Jumaat, Januari 18, 2008

mereka yang telah pergi

namanya novita amalia. kami biasa memanggilnya novi. dia teman sekelasku ketika kelas 1 SMA (sekolah menengah atas) di pandeglang. orangnya cantik, periang, mudah bergaul, walaupun prestasi akademiknya biasa-biasa saja. terakhir bertemu dia tahun 2004, sebelum aku menikah, dipasar pandeglang. wajahnya pucat, nampak kurus, tapi aku sama sekali tidak tahu kalau dia tengah sakit keras. kanser leher rahim. bukan penyakit sembarangan.

aku baru tahu kalau dia sakit awal 2007. ketika bulan februari aku pulang ke pandeglang, aku sudah berniat untuk menengoknya. tapi apa daya, kesibukan mengunjungi sanak saudara dan urusan pekerjaan membuat niatku tidak terlaksana. pertengahan Juli 2007, temanku yang tinggal di Qatar pulang ke Pandeglang dan dia bersama teman2 SMA berinisiatif untuk mengumpulkan dana membantu biaya pengobatan novi. penghujung juli, kabar duka itu datang juga. lewat SMS, seorang teman di jakarta menyampaikan kabar itu. segera kukonfirmasi dengan teman2 di pandeglang, yang malangnya malah tidak tahu kalau novi telah pergi.

aku dalam perjalanan pulang ke Kelantan ketika itu. aku bersedih. aku menyesal. menyesal karena tidak dapat menziarahinya ketika dia hidup. menyesal karena tidak sempat memegang tangannya, menguatkan hatinya.
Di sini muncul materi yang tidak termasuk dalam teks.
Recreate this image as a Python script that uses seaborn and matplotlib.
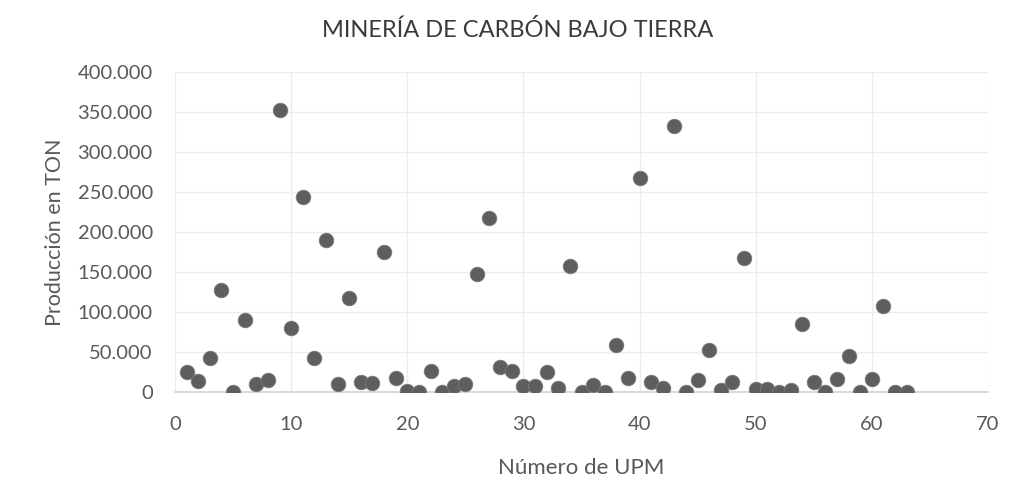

seorang lagi temanku, Ervina namanya. aku mengenalnya ketika sama-sama belajar bahasa arab di Al-manar utan kayu Jakarta. mula-mula mengenalnya aku sempat ragu-ragu. mengingat jilbabku yang ukurannya cuma separuh jilbab dia yang panjang menyentuh lutut....dan bercadar!!! aku merasa tidak pantas berteman dengannya. maklumlah, tidak ada seorangpun temanku yang bercadar. jadi pandanganku tentang perempuan bercadar pun sangat stereo type, keras, fanatik, berilmu agama tinggi, tidak bisa tertawa, kaku. ternyata aku salah. Ervina adalah seorang kawan yang menyenangkan. periang, suka bergurau. aku ingat ketika waktu maghrib tiba, dan kami sama-sama berwudhu, aku mencuri-curi pandang kearahnya hanya untuk mengetahui seperti apa wajahnya. perempuan bercadar bagiku mempunyai daya tarik tersendiri, hanya dengan melihat matanya.
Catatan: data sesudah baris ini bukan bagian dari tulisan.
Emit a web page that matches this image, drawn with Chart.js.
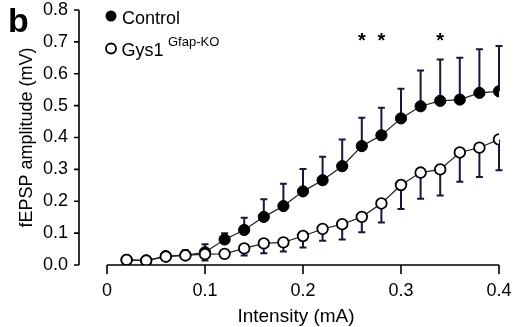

diusia 20 tahun dia sudah menikah. mempunyai 1 orang anak. kemudian tahun ke-3 pernikahannya, dia mengandung lagi. anaknya kembar perempuan. disitulah maut merenggutnya. menurut suaminya yang memberi kabar via sms, ervina meninggal karena kehilangan banyak darah ketika melahirkan melalui bedah caesar. ketika itu tanggal 9 november 2006.

berita yang sama sekali tak kuduga. siapa menyangka umurnya sependek itu? segera perasaan bersalah mengusik hatiku. beberapa kali dia meneleponku setelah aku tinggal di malaysia. tapi aku tidak pernah berhasil menghubunginya. nomor telepon rumahnya, entah kenapa tidak pernah bisa dihubungi. nomor handphonenya, yang aku tahu, selalu berganti.

penyesalan selalu datang dibelakang. masih terkenang suara riangnya ketika meneleponku. walau sebentar tapi sangat berarti bagiku. karena hanya dia temanku yang menghubungiku selain teman2 kantor. beruntung suaminya mengenalku walaupun kami tidak pernah bertemu secara langsung. aku membalas smsnya, turut bersedih atas kepulangannya, dan mendoakan arwahnya dicucuri rahmat. bukankah orang yang meninggal ketika melahirkan anak adalah syahid?

orang ketiga yang aku kenal dan mati muda adalah seorang kawan kepada adik iparku. namanya Eeng, lelaki berusia dibawah 25 tahun. aku tidak mengenalnya secara dekat, cuma karena dia sering datang kerumah, kami sudah menganggapnya seperti saudara sendiri. sama seperti novi dan ervin, aku juga tidak percaya kalau eeng secepat itu pergi. dia meninggal ketika membonceng motor dengan temannya, mati ditempat dihajar minibus elf yang memang tidak mempunyai adab memandu dijalan raya.

begitulah. kehidupan datang dan pergi. kita tidak tahu kapan giliran kita akan tiba. sudah cukupkah bekal yang kita siapkan? aku? bekalku kosong...!!!